When you have a handle on your budget, you’ll find the home-buying process immensely more manageable.

But, you must also take into account that the cost of living where you are now may not look at all like the cost of living in your new hometown.

  • How much do groceries cost in the new town? A gallon of milk in New York City, for instance, is $4.20. You can buy that same milk in Phoenix, AZ for $2.20, according to a AOL.com’s Emily Rella.
  • Utilities? One of the things that most shocks Las Vegas homebuyers is the cost of utilities. It’s not at all unusual to have a $300 monthly power bill in the summer from the Buffet-owned NV Energy.

To get a handle on your future costs, navigate online to a cost-of-living comparison calculator, such as this one at CNN Money or one with more detailed results at Bankrate.com.

Let’s Find A Neighborhood

Now you have an idea of how much you can afford to pay for a mortgage every month, so it’s time to check out what’s available in your affordability range.

If you’re moving for a new job, pull up a Google map of the area surrounding your new workplace and find the neighborhoods with a tolerable commute. Then, do some research on each one.

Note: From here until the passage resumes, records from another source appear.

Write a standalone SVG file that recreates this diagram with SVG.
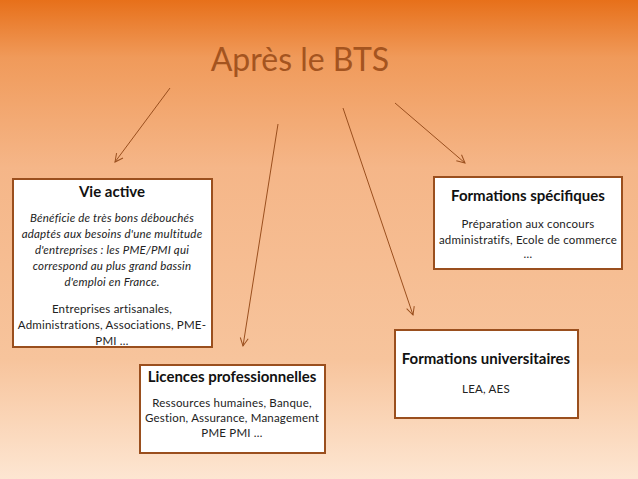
<svg xmlns="http://www.w3.org/2000/svg" width="638" height="479" viewBox="0 0 638 479">
<defs>
<linearGradient id="bg" x1="0" y1="0" x2="0" y2="1">
<stop offset="0" stop-color="#e7701a"/>
<stop offset="0.12" stop-color="#f09a5a"/>
<stop offset="0.35" stop-color="#f5b688"/>
<stop offset="0.75" stop-color="#f7c49c"/>
<stop offset="1" stop-color="#fde6d2"/>
</linearGradient>
<marker id="ah" markerWidth="10" markerHeight="10" refX="9" refY="5" orient="auto" markerUnits="userSpaceOnUse">
<path d="M1,1 L9,5 L1,9" fill="none" stroke="#9a4f1e" stroke-width="1"/>
</marker>
<style>
.box{fill:#fff;stroke:#9a4f1e;stroke-width:2}
.t{font-family:Lato,"Liberation Sans",sans-serif;font-weight:bold;font-size:15px;fill:#111;text-anchor:middle}
.b{font-family:Lato,"Liberation Sans",sans-serif;font-size:11.5px;letter-spacing:0.2px;fill:#222;text-anchor:middle}
.i{font-style:italic}
.c{stroke:#9a4f1e;stroke-width:1;fill:none;marker-end:url(#ah)}
</style>
</defs>
<rect width="638" height="479" fill="url(#bg)"/>
<text x="300" y="71" font-family="Lato,'Liberation Sans',sans-serif" font-size="32" fill="#a4541f" text-anchor="middle">Après le BTS</text>
<g id="connectors">
<line class="c" x1="170" y1="88" x2="115" y2="162"/>
<line class="c" x1="278" y1="124" x2="243" y2="346"/>
<line class="c" x1="343" y1="108" x2="413" y2="315"/>
<line class="c" x1="395" y1="103" x2="465" y2="163"/>
</g>
<g id="vie">
<rect class="box" x="13" y="179" width="199" height="168"/>
<text class="t" x="112" y="197">Vie active</text>
<text class="b i" x="112" y="222">Bénéficie de très bons débouchés</text>
<text class="b i" x="112" y="238">adaptés aux besoins d'une multitude</text>
<text class="b i" x="112" y="254">d'entreprises : les PME/PMI qui</text>
<text class="b i" x="112" y="270">correspond au plus grand bassin</text>
<text class="b i" x="112" y="286">d'emploi en France.</text>
<text class="b" x="112" y="313">Entreprises artisanales,</text>
<text class="b" x="112" y="329">Administrations, Associations, PME-</text>
<text class="b" x="112" y="345">PMI …</text>
</g>
<g id="specifiques">
<rect class="box" x="434" y="177" width="188" height="92"/>
<text class="t" x="528" y="201">Formations spécifiques</text>
<text class="b" x="528" y="228">Préparation aux concours</text>
<text class="b" x="528" y="244">administratifs, Ecole de commerce</text>
<text class="b" x="528" y="258" font-size="8">…</text>
</g>
<g id="universitaires">
<rect class="box" x="395" y="330" width="183" height="88"/>
<text class="t" x="486" y="364">Formations universitaires</text>
<text class="b" x="486" y="393">LEA, AES</text>
</g>
<g id="licences">
<rect class="box" x="140" y="365" width="185" height="88"/>
<text class="t" x="232" y="382">Licences professionnelles</text>
<text class="b" x="232" y="407">Ressources humaines, Banque,</text>
<text class="b" x="232" y="422">Gestion, Assurance, Management</text>
<text class="b" x="232" y="437">PME PMI …</text>
</g>
</svg>
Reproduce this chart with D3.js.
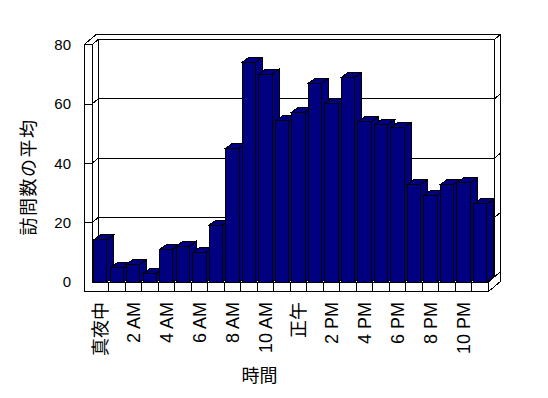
<!DOCTYPE html>
<html>
<head>
<meta charset="utf-8">
<script src="https://cdn.jsdelivr.net/npm/d3@7"></script>
<style>
  body { margin: 0; background: #fff; }
  text { font-family: "Liberation Sans", "Noto Sans CJK JP", sans-serif; fill: #000; }
</style>
</head>
<body>
<svg id="chart" width="548" height="398"></svg>
<script>
var hours = ['真夜中', '1 AM', '2 AM', '3 AM', '4 AM', '5 AM', '6 AM', '7 AM', '8 AM', '9 AM', '10 AM', '11 AM',
  '正午', '1 PM', '2 PM', '3 PM', '4 PM', '5 PM', '6 PM', '7 PM', '8 PM', '9 PM', '10 PM', '11 PM'];
var visits = [14.2, 4.8, 6, 2.9, 11, 12.1, 10, 19.2, 45.1, 74.1, 70.1, 54.3,
  57.3, 67, 60.2, 69, 54, 53, 52.1, 32.9, 29.2, 32.9, 33.5, 26.3];
var yTicks = [0, 20, 40, 60, 80];
var gridValues = [20, 40, 60];
var yTitle = '訪問数の平均';
var xTitle = '時間';

var svg = d3.select('#chart');

// front plane of the box, plus the oblique offset used for depth
var wallLeft = 84, plotLeft = 92, plotRight = 488.3, floorBottom = 291.7;
var DX = 6.2, DY = -5.2;      // one wall-depth step
var BDX = 7, BDY = -5;        // column depth

var x = d3.scaleBand()
  .domain(d3.range(hours.length))
  .range([plotLeft, plotRight])
  .paddingInner(0.19)
  .paddingOuter(0.095);

var y = d3.scaleLinear().domain([0, 80]).range([282, 44.7]);

var yTop = y(80), yBase = y(0);
var line = d3.line();

function boundary(i) {
  return x.range()[0] + i * x.step();
}

var box = svg.append('g')
  .attr('fill', 'none')
  .attr('stroke', '#000')
  .attr('stroke-width', 1)
  .attr('shape-rendering', 'crispEdges');

// outer silhouette of walls and floor
box.append('path')
  .attr('fill', '#fff')
  .attr('d', line([
    [wallLeft, yTop], [wallLeft + 2 * DX, yTop + 2 * DY],
    [plotRight + 2 * DX, yTop + 2 * DY], [plotRight + 2 * DX, floorBottom + 2 * DY],
    [plotRight, floorBottom], [wallLeft, floorBottom]
  ]) + 'Z');

var edges = [
  [[wallLeft, yTop], [plotLeft, yTop]],
  [[plotLeft, yTop], [plotLeft, yBase]],
  [[plotLeft, yTop], [plotLeft + DX, yTop + DY], [plotRight + DX, yTop + DY], [plotRight + 2 * DX, yTop + 2 * DY]],
  [[plotLeft + DX, yTop + DY], [plotLeft + DX, yBase + DY]],
  [[plotRight + DX, yTop + DY], [plotRight + DX, yBase + DY], [plotRight + 2 * DX, yBase + 2 * DY]],
  [[plotLeft, yBase], [plotRight, yBase], [plotRight + DX, yBase + DY]],
  [[plotLeft, yBase], [plotLeft + DX, yBase + DY], [plotRight + DX, yBase + DY]],
  [[plotRight, yBase], [plotRight, floorBottom]]
];

box.selectAll('path.edge')
  .data(edges)
  .enter().append('path')
  .attr('class', 'edge')
  .attr('d', function(d) { return line(d); });

// gridlines on the back wall, with their ticks across the side walls
box.selectAll('path.grid')
  .data(gridValues)
  .enter().append('path')
  .attr('class', 'grid')
  .attr('d', function(v) {
    var yy = y(v);
    return line([[wallLeft, yy], [plotLeft, yy], [plotLeft + DX, yy + DY],
      [plotRight + DX, yy + DY], [plotRight + 2 * DX, yy + 2 * DY]]);
  });

// category ticks on the floor front
box.selectAll('line.tick')
  .data(d3.range(1, hours.length))
  .enter().append('line')
  .attr('class', 'tick')
  .attr('x1', boundary).attr('x2', boundary)
  .attr('y1', yBase).attr('y2', floorBottom);

// columns, drawn left to right so each one covers its neighbour's side
var bars = svg.append('g')
  .attr('fill', '#000080')
  .attr('stroke', '#000')
  .attr('stroke-width', 1)
  .attr('shape-rendering', 'crispEdges')
  .selectAll('g.bar')
  .data(visits)
  .enter().append('g')
  .attr('class', 'bar');

bars.append('path').attr('d', function(v, i) {
  var xl = x(i), xr = xl + x.bandwidth(), yt = y(v);
  return line([[xr, yt], [xr + BDX, yt + BDY], [xr + BDX, yBase + BDY], [xr, yBase]]) + 'Z';
});
bars.append('path').attr('d', function(v, i) {
  var xl = x(i), xr = xl + x.bandwidth(), yt = y(v);
  return line([[xl, yt], [xl + BDX, yt + BDY], [xr + BDX, yt + BDY], [xr, yt]]) + 'Z';
});
bars.append('rect')
  .attr('x', function(v, i) { return x(i); })
  .attr('y', function(v) { return y(v); })
  .attr('width', x.bandwidth())
  .attr('height', function(v) { return yBase - y(v); });

// value axis labels
var yAxis = svg.append('g')
  .attr('transform', 'translate(74,0)')
  .call(d3.axisLeft(y).tickValues(yTicks).tickSize(0).tickPadding(3));
yAxis.select('.domain').remove();
yAxis.selectAll('text')
  .style('font-family', '"Liberation Sans", sans-serif')
  .style('font-size', '15px');

// hour labels, every second category, rotated
svg.append('g')
  .selectAll('text')
  .data(d3.range(0, hours.length, 2))
  .enter().append('text')
  .attr('transform', function(i) {
    return 'translate(' + (x(i) + x.bandwidth() / 2) + ',302) rotate(-90)';
  })
  .attr('text-anchor', 'end')
  .attr('dy', '0.36em')
  .style('font-size', '18px')
  .text(function(i) { return hours[i]; });

svg.append('text')
  .attr('transform', 'translate(29,177) rotate(-90)')
  .attr('text-anchor', 'middle')
  .attr('dy', '0.36em')
  .style('font-size', '18px')
  .style('letter-spacing', '1.5px')
  .text(yTitle);

svg.append('text')
  .attr('x', 259.5)
  .attr('y', 382)
  .attr('text-anchor', 'middle')
  .style('font-size', '18px')
  .text(xTitle);
</script>
</body>
</html>
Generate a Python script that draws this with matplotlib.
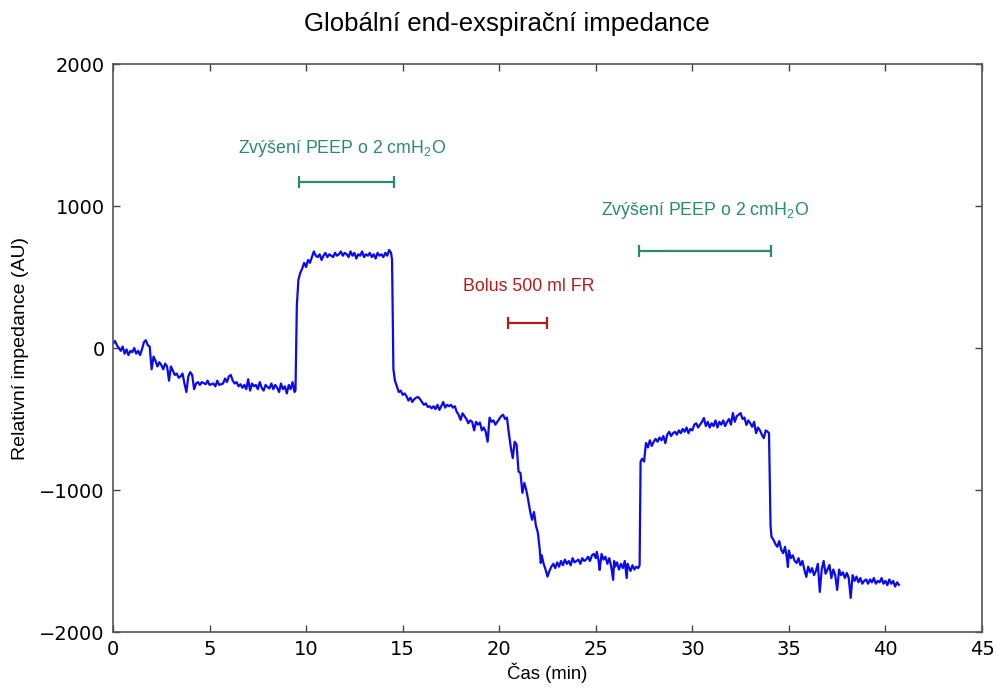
import matplotlib
matplotlib.use("Agg")
import matplotlib.pyplot as plt

plt.rcParams['mathtext.fontset'] = 'custom'
plt.rcParams['mathtext.rm'] = 'Liberation Sans'

# ---- data (time in min, relative impedance in AU) ----
t = [0.0, 0.1, 0.2, 0.3, 0.4, 0.5, 0.6, 0.7, 0.8, 0.9, 1.0, 1.1, 1.2, 1.3, 1.4, 1.5, 1.6, 1.7, 1.8, 1.9,
     2.0, 2.1, 2.2, 2.3, 2.4, 2.5, 2.6, 2.7, 2.8, 2.9, 3.0, 3.1, 3.2, 3.3, 3.4, 3.5, 3.6, 3.7, 3.8, 3.9,
     4.0, 4.1, 4.2, 4.3, 4.4, 4.5, 4.6, 4.8, 4.9, 5.0, 5.2, 5.3, 5.4, 5.5, 5.7, 5.8, 5.9, 6.0, 6.1, 6.2,
     6.3, 6.4, 6.5, 6.6, 6.7, 6.8, 6.9, 7.0, 7.1, 7.2, 7.3, 7.4, 7.5, 7.6, 7.7, 7.8, 7.9, 8.0, 8.1, 8.2,
     8.3, 8.4, 8.5, 8.6, 8.7, 8.8, 8.9, 9.0, 9.1, 9.2, 9.3, 9.4, 9.45,
     9.52, 9.6, 9.7, 9.8, 9.9, 10.0, 10.1, 10.2, 10.3, 10.4, 10.5, 10.6, 10.7, 10.8, 10.9, 11.0, 11.1, 11.2,
     11.3, 11.4, 11.5, 11.6, 11.7, 11.8, 11.9, 12.0, 12.1, 12.2, 12.3, 12.4, 12.5, 12.6, 12.7, 12.8, 12.9,
     13.0, 13.1, 13.2, 13.3, 13.4, 13.5, 13.6, 13.7, 13.8, 13.9, 14.0, 14.1, 14.2, 14.3, 14.4, 14.45,
     14.52, 14.6, 14.7, 14.8, 14.9, 15.0, 15.1, 15.2, 15.3, 15.4, 15.5, 15.6, 15.7, 15.8, 15.9, 16.0, 16.1,
     16.2, 16.3, 16.4, 16.5, 16.6, 16.7, 16.8, 16.9, 17.0, 17.1, 17.2, 17.3, 17.4, 17.5, 17.6, 17.7, 17.8,
     17.9, 18.0, 18.1, 18.2, 18.3, 18.4, 18.5, 18.6, 18.7, 18.8, 18.9, 19.0, 19.1, 19.2, 19.3, 19.4, 19.5,
     19.6, 19.7, 19.8, 19.9, 20.0, 20.1, 20.2, 20.3, 20.4, 20.5, 20.6, 20.7, 20.8, 20.9, 21.0, 21.1, 21.2,
     21.3, 21.4, 21.5, 21.6, 21.7, 21.8, 21.9, 22.0, 22.1, 22.15, 22.2, 22.3, 22.4, 22.5, 22.6, 22.7, 22.8,
     22.9, 23.0, 23.1, 23.2, 23.3, 23.4, 23.5, 23.6, 23.7, 23.8, 23.9, 24.0, 24.1, 24.2, 24.3, 24.4, 24.5,
     24.6, 24.7, 24.8, 24.9, 25.0, 25.05, 25.15, 25.2, 25.3, 25.4, 25.5, 25.6, 25.7, 25.8, 25.9, 25.95,
     26.0, 26.1, 26.2, 26.3, 26.4, 26.5, 26.6, 26.65, 26.7, 26.8, 26.9, 27.0, 27.1, 27.2, 27.27,
     27.32, 27.4, 27.5, 27.6, 27.7, 27.8, 27.9, 28.0, 28.1, 28.2, 28.3, 28.4, 28.5, 28.6, 28.7, 28.8, 28.9,
     29.0, 29.1, 29.2, 29.3, 29.4, 29.5, 29.6, 29.7, 29.8, 29.9, 30.0, 30.1, 30.2, 30.3, 30.4, 30.5, 30.6,
     30.7, 30.8, 30.9, 31.0, 31.1, 31.2, 31.3, 31.4, 31.5, 31.6, 31.7, 31.8, 31.9, 32.0, 32.1, 32.2, 32.3,
     32.4, 32.5, 32.6, 32.7, 32.8, 32.9, 33.0, 33.1, 33.2, 33.3, 33.4, 33.5, 33.6, 33.7, 33.8, 33.9, 33.97,
     34.05, 34.1, 34.2, 34.3, 34.4, 34.5, 34.6, 34.7, 34.8, 34.9, 34.95, 35.0, 35.1, 35.2, 35.3, 35.4,
     35.5, 35.6, 35.7, 35.8, 35.9, 36.0, 36.1, 36.2, 36.3, 36.4, 36.5, 36.6, 36.7, 36.8, 36.9, 37.0, 37.1,
     37.2, 37.3, 37.4, 37.5, 37.6, 37.7, 37.8, 37.9, 38.0, 38.1, 38.2, 38.3, 38.4, 38.5, 38.6, 38.7, 38.8,
     38.9, 39.0, 39.1, 39.2, 39.3, 39.4, 39.5, 39.6, 39.7, 39.8, 39.9, 40.0, 40.1, 40.2, 40.3, 40.4, 40.5,
     40.6, 40.7]

impedance = [30, 50, 20, 0, -20, 10, -40, -10, -50, -20, -30, 0, -40, -20, -50, -10, 40, 55, 20, 10,
     -150, -60, -90, -130, -100, -120, -150, -110, -130, -230, -130, -160, -190, -180, -210, -200, -180, -250, -310, -200,
     -170, -190, -290, -250, -240, -260, -240, -255, -230, -260, -250, -270, -230, -260, -250, -215, -240, -200, -190, -230,
     -250, -240, -270, -255, -280, -260, -290, -220, -300, -250, -270, -260, -290, -240, -280, -300, -260, -275, -285, -250,
     -290, -260, -280, -310, -250, -290, -270, -320, -260, -290, -240, -310, -300,
     300, 480, 530, 560, 600, 570, 620, 600, 640, 680, 650, 640, 660, 620, 650, 670, 640, 660,
     650, 640, 670, 650, 660, 680, 650, 670, 660, 640, 680, 650, 670, 630, 660, 650, 680,
     640, 660, 650, 670, 640, 660, 630, 670, 650, 660, 640, 670, 650, 690, 670, 620,
     -150, -230, -270, -310, -300, -330, -320, -340, -370, -350, -380, -360, -350, -345, -360, -380, -400,
     -390, -415, -410, -425, -410, -430, -400, -436, -410, -380, -420, -400, -410, -400, -420, -410, -450,
     -470, -507, -460, -480, -500, -530, -510, -520, -580, -520, -540, -525, -580, -560, -590, -660, -490,
     -520, -510, -540, -520, -500, -480, -470, -500, -490, -600, -700, -775, -660, -680, -870, -880, -1020,
     -950, -1000, -1070, -1150, -1210, -1155, -1250, -1300, -1420, -1514, -1460, -1520, -1560, -1610, -1570, -1540, -1520,
     -1550, -1510, -1540, -1500, -1530, -1490, -1520, -1500, -1530, -1480, -1510, -1500, -1490, -1520, -1480, -1500, -1490,
     -1470, -1500, -1460, -1450, -1480, -1436, -1500, -1563, -1450, -1490, -1470, -1520, -1480, -1540, -1633, -1500,
     -1540, -1510, -1560, -1520, -1550, -1500, -1620, -1520, -1540, -1570, -1530, -1560, -1540, -1550, -1530,
     -800, -780, -800, -669, -700, -650, -690, -660, -640, -660, -630, -650, -620, -670, -610, -590, -620,
     -600, -590, -610, -580, -600, -570, -590, -560, -600, -570, -580, -540, -530, -560, -540, -520, -493,
     -550, -520, -560, -530, -550, -510, -560, -520, -540, -510, -550, -520, -500, -540, -458, -520, -480,
     -470, -458, -500, -490, -542, -510, -530, -555, -520, -600, -560, -580, -610, -635, -580, -590, -600,
     -1250, -1330, -1350, -1380, -1400, -1360, -1420, -1445, -1400, -1480, -1542, -1426, -1480, -1460, -1500, -1514,
     -1480, -1530, -1500, -1560, -1612, -1540, -1580, -1550, -1600, -1570, -1520, -1718, -1560, -1500, -1590, -1560, -1528,
     -1620, -1560, -1600, -1704, -1560, -1600, -1580, -1620, -1584, -1620, -1760, -1600, -1640, -1610, -1650, -1620, -1660,
     -1640, -1630, -1660, -1630, -1650, -1620, -1660, -1640, -1650, -1620, -1660, -1640, -1670, -1630, -1660, -1640, -1680,
     -1650, -1668]

# annotation intervals (min) and levels (AU)
peep1_range = [9.63, 14.55]
peep1_level = 1170
peep2_range = [27.24, 34.07]
peep2_level = 683
bolus_range = [20.46, 22.48]
bolus_level = 176
peep_label = r'Zvýšení PEEP o 2 cmH$\mathregular{_2}$O'
bolus_label = 'Bolus 500 ml FR'

x_ticks = [0, 5, 10, 15, 20, 25, 30, 35, 40, 45]
y_ticks = [-2000, -1000, 0, 1000, 2000]

GREEN = '#2b8a6c'
RED = '#b31b1b'

fig = plt.figure(figsize=(9.98, 6.89), dpi=100)
ax = fig.add_axes([113/998, 1 - 632/689, (982-113)/998, (632-64)/689])

ax.plot(t, impedance, color='#0a0aee', lw=1.6)

for rng, lvl, col in [(peep1_range, peep1_level, GREEN), (peep2_range, peep2_level, GREEN),
                      (bolus_range, bolus_level, RED)]:
    c = (rng[0] + rng[1]) / 2
    h = (rng[1] - rng[0]) / 2
    ax.errorbar([c], [lvl], xerr=[h], fmt='none', ecolor=col, elinewidth=1.6, capsize=4.6, capthick=1.6)

lab_font = dict(family='Liberation Sans', fontsize=12.8)
ax.text(11.86, 1408, peep_label, color=GREEN, ha='center', va='center', **lab_font)
ax.text(30.66, 971, peep_label, color=GREEN, ha='center', va='center', **lab_font)
ax.text(21.54, 436, bolus_label, color=RED, ha='center', va='center', **lab_font)

ax.set_xlim(0, 45)
ax.set_ylim(-2000, 2000)
ax.set_xticks(x_ticks)
ax.set_yticks(y_ticks)
ax.tick_params(direction='in', top=True, right=True, length=5, width=1, color='#444444',
               labelsize=14, pad=6)
for lbl in ax.get_xticklabels() + ax.get_yticklabels():
    lbl.set_family('DejaVu Sans')
for s in ax.spines.values():
    s.set_color('#555555')
    s.set_linewidth(1.2)

ax.set_xlabel('Čas (min)', family='Liberation Sans', fontsize=13.3, labelpad=2)
ax.set_ylabel('Relativní impedance (AU)', family='Liberation Sans', fontsize=14, labelpad=7)
fig.text(0.5075, 1 - 24/689, 'Globální end-exspirační impedance', family='Liberation Sans',
         fontsize=18.5, ha='center', va='center')

fig.savefig('out.png', dpi=100)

If you’re looking into Oakland as a potential new hometown, check out a few of my featured neighborhoods. Of course, there are plenty more neighborhoods in Oakland and the East Bay, but this will get you started.

And then we can always meet up for coffee and a neighborhood tour, one of my favorite things to do with new clients!

 

It’s Time To Get Help

That help will come in the form of a real estate agent. If you are selling a home in your current city, ask your listing agent for a referral to an agent in your new city.

If you won’t be selling, ask friends, family, and colleagues for a referral to a local agent who will then help you find one in the new town. I’m also here to help! I’ve got an extensive neighborhood of great agents across the country and would be happy to help you find the perfect agent for you.

One final tip:

Don’t rely on the information about homes that you find on the big real estate portal sites, because much of it is unreliable.

Although they would like you to think that they have all of the active listings in any given area, they don’t.

The only accurate listing of homes available is in a region’s Multiple Listing Service database, which can only be accessed by licensed real estate agents.